Before the Second World War, there were around 800,000 Jews in Romania. Today, Mihaileanu says, there are just 4,000. Most synagogues are now museums, and "the Jews that are left are mostly old people, because the others left". The country's attitude towards its Jews has always been "complex", he says. When he was growing up under the Ceausescu regime, there were "no Jewish people at the head of enterprises [or] government - they put them out. So it was difficult to succeed on the top level being a Jew." On the other hand, there was no "frontal antisemitism, because it's the only Eastern European country, and Communist country, that kept a relationship with Israel." Under a deal between the government, the United States and Israel, set numbers of Romanian Jews were allowed to visit or emigrate to the Holy Land every year, "in exchange for money and commercial conditions with the US", he says. "So that was good for us."
As a young man, Mihaileanu acted with the Bucharest Yiddish theatre. He also had a "clandestine company" that staged plays at universities, without official permission. "That was dangerous," he says. "The secret police, they knew about it, and, step by step, they surrounded me." The turning point was a play he had written about a king and queen in 15th-century England. "That was the cover but it was very thin, and everybody knew that the king was really Ceausescu, and the queen was his wife."
He had to escape and, in 1980, with the help of an Israeli friend and some subterfuge, fled to Israel and then France, where he enrolled in the Institute for Advanced Cinematographic Studies. His brother came later, again through Israel, followed by their parents. Slowly, Mihaileanu rebuilt his life.
Asked if he sees parallels between his own story and that of Filipov in The Concert, he acknowledges some similarities. "Yes, it's about me dreaming about art, dreaming about harmony in art, and fighting against the regime. Saying art has no politics, no frontier, I have to be free in my mind." In Romania he had been an actor and a theatre director, and, like Filipov, he had to earn his life back. "For 10 years I was an assistant director, but dreaming of coming back to the direction, of being master, of expressing my ideas. So that was like Andrei Filipov, dreaming of that moment where I could 'conduct' again."
His next project, about Arab women and their rights, could be his most daring film yet. He has been researching it for the last three years, spending time in a Moroccan village in the High Atlas mountains to try and see the world through their eyes. This, he believes, has earned him the right to make such a film. Which brings the conversation round to Roberto Benigni's death-camp comedy, Life is Beautiful.
Released around the same time as Train of Life in 1997, Benigni's film took a similarly fabulistic approach to the Holocaust. However, does Mihaileanu think the Italian, a non-Jew, had the right to make the film? He believes anyone can make a film about anything, but regards Life is Beautiful as a "special case".

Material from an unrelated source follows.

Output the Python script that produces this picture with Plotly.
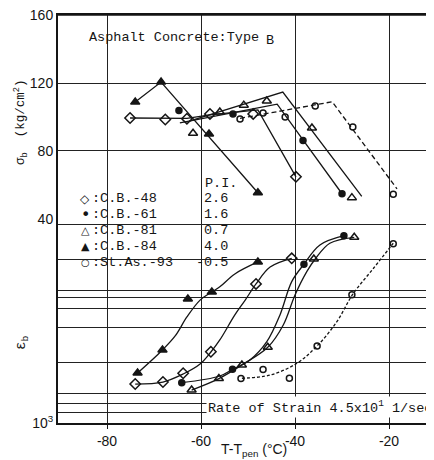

"Benigni never understood the meaning of the Shoah. Never. But my sadness was that he was never preoccupied by that. He never tried to understand what it means to be a Jew. That, for me, is the big fault."
To avoid making the same mistake himself, he has been studying the Koran and Islam for his new film, which will be in Arabic, in order to understand his characters' subjective reality. For him, it's just part of who he is. "Being Jewish, for me, is always what Elie Wiesel said: 'I have to be in every other human being. That's my destiny.' So I have to understand the Chinese, the Palestinians, the Vietnamese, I have to be universal and try and understand them, and to be, every day, understanding the other one," he says. Moreover, "I love stories. I love to understand. That's the Talmud, to go deeper and deeper in the understanding . . . and it's my Jewish identity. I am in a continuous research, and that's not work for me, it's a passion."